Check each line of the records below and collect those holding "this".

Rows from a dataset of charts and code
----
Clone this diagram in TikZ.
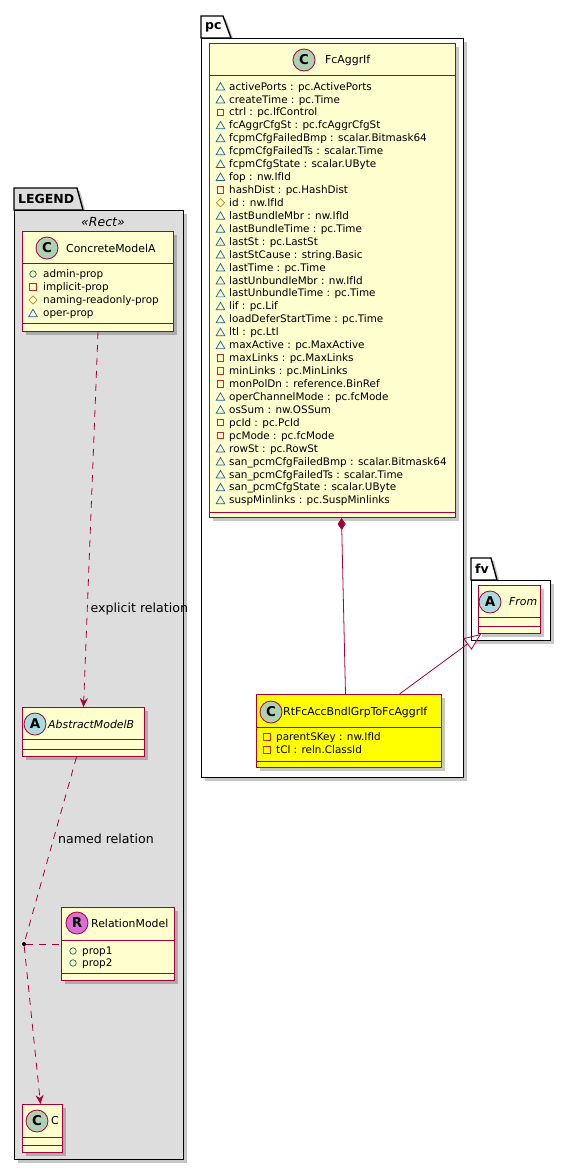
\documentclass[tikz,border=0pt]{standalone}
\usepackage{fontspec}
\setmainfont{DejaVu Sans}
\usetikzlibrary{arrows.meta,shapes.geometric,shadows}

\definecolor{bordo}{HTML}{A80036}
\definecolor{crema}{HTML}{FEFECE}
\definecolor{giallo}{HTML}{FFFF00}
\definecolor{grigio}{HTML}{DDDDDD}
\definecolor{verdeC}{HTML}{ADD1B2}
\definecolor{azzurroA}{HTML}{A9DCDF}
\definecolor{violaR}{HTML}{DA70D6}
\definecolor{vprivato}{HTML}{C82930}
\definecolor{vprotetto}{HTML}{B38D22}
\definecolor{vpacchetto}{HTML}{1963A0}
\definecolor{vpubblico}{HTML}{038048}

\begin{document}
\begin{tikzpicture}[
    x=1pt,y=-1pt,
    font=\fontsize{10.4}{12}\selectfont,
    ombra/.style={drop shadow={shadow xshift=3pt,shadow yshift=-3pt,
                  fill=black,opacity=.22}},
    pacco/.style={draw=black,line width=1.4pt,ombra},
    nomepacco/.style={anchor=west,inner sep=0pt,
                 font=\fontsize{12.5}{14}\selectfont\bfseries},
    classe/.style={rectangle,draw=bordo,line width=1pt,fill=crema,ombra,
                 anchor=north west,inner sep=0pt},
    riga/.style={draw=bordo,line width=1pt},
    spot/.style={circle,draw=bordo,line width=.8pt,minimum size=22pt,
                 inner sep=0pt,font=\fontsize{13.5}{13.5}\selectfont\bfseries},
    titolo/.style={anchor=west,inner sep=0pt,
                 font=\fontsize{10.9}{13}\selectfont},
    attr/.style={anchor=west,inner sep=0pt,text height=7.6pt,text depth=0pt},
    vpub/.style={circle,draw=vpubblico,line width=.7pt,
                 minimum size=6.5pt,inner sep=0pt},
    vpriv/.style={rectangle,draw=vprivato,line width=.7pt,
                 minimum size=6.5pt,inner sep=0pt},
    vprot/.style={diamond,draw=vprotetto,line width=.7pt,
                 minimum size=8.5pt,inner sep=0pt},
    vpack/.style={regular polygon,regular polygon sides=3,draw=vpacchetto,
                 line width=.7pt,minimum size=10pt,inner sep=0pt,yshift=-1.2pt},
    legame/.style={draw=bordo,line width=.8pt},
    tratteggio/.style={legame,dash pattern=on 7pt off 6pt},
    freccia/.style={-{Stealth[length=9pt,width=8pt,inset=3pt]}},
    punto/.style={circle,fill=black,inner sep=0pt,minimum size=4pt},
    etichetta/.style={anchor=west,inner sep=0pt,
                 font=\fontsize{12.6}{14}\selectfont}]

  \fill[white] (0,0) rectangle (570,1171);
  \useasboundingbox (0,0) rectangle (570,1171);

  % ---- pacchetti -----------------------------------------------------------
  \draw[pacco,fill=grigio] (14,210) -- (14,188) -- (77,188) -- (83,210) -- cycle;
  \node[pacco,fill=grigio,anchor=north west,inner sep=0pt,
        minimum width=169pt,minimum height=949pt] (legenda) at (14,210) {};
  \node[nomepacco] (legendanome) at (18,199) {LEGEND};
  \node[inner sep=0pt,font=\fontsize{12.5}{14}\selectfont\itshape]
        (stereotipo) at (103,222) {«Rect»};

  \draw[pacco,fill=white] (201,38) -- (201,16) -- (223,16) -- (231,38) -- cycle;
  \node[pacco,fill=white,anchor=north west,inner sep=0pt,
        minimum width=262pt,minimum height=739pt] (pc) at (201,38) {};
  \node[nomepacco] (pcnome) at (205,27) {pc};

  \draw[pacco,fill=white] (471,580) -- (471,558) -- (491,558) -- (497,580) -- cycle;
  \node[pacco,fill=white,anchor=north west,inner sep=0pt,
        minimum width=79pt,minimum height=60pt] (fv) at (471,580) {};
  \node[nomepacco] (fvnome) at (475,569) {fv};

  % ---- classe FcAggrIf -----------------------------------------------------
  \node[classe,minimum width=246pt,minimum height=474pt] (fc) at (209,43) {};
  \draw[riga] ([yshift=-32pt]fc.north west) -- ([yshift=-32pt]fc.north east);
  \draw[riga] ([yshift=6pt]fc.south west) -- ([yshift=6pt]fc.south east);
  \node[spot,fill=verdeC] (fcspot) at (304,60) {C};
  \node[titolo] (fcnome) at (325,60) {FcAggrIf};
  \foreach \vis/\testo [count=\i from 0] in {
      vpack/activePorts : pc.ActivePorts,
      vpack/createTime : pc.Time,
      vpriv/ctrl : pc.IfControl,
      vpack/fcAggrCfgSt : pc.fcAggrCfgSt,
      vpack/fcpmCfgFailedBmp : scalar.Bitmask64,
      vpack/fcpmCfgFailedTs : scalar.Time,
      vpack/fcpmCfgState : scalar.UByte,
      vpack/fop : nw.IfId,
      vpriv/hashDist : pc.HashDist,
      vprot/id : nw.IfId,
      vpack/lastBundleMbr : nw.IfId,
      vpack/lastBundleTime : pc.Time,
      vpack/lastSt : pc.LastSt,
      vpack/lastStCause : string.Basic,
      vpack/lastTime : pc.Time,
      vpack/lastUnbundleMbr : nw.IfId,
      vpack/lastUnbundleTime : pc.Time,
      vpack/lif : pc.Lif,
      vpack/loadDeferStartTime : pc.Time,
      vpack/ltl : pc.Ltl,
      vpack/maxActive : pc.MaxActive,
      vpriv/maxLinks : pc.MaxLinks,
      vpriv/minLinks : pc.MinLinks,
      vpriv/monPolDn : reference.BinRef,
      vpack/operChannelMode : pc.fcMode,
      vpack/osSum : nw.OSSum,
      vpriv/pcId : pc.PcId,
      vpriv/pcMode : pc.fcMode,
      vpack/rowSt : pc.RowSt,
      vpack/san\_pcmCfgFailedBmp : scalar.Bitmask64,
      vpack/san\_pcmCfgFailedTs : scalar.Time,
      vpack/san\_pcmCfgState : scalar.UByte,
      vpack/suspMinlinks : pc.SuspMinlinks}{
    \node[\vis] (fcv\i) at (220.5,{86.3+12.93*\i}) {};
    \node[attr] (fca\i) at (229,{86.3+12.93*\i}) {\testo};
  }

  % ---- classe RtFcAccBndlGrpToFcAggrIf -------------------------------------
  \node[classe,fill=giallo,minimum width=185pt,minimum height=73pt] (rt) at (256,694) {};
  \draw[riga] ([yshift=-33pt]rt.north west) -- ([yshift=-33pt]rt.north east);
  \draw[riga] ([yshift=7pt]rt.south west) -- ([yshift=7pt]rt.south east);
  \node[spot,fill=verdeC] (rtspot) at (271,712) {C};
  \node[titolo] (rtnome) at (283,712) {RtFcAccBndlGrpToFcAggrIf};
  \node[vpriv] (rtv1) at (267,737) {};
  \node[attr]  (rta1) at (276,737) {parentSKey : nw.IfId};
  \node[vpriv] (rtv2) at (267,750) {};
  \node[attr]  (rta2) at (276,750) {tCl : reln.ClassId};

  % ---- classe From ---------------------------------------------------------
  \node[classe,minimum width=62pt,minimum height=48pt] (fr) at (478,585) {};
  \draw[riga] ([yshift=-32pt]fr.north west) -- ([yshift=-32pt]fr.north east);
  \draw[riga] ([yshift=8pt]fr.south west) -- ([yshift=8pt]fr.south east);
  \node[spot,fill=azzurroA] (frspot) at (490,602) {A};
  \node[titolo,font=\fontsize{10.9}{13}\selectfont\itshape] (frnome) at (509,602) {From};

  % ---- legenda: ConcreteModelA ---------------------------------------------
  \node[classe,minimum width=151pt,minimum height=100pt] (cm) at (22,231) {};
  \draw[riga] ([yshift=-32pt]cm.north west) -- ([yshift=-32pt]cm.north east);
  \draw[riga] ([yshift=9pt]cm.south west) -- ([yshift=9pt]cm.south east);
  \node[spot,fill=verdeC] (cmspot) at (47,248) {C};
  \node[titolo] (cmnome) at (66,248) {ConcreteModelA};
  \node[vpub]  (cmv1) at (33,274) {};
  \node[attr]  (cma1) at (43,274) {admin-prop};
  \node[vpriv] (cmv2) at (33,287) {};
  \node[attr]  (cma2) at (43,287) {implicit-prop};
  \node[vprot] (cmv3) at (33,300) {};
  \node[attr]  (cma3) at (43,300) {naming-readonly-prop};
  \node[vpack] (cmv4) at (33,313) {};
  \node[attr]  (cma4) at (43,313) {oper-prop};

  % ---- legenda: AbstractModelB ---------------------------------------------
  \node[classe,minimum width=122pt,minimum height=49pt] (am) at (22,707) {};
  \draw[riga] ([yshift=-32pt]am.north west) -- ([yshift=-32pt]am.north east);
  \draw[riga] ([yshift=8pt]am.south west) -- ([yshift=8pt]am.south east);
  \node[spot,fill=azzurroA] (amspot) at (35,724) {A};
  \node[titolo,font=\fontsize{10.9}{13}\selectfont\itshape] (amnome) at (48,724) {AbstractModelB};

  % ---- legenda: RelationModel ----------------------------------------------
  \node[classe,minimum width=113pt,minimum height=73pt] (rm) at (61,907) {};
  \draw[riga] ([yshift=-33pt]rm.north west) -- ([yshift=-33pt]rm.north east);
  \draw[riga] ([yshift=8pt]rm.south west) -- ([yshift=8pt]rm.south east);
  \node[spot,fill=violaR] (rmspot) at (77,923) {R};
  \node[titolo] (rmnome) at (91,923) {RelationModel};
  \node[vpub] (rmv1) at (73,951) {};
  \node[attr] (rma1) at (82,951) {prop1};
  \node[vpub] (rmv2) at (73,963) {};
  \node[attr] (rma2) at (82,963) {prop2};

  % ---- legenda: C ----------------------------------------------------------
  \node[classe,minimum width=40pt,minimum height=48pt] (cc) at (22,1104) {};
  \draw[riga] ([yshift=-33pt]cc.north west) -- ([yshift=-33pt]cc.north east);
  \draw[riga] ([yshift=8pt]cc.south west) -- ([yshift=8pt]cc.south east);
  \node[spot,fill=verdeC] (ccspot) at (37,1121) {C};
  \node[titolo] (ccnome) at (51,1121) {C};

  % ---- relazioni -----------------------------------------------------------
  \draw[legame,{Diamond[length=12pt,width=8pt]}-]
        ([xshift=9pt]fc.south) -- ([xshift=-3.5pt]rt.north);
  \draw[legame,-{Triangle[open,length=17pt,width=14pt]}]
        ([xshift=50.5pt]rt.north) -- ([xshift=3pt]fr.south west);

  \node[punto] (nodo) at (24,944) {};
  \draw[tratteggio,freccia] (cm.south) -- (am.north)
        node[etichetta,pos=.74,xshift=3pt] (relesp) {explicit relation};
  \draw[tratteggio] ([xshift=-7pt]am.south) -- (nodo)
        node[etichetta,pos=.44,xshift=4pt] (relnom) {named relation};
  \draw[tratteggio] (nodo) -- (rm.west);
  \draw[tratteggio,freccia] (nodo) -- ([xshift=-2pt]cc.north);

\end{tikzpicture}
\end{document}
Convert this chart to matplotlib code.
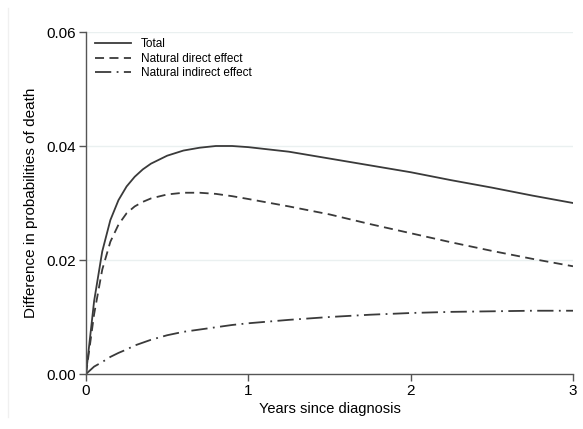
----
● **REPLY**
Clone this diagram in TikZ.
Convert this chart to matplotlib code.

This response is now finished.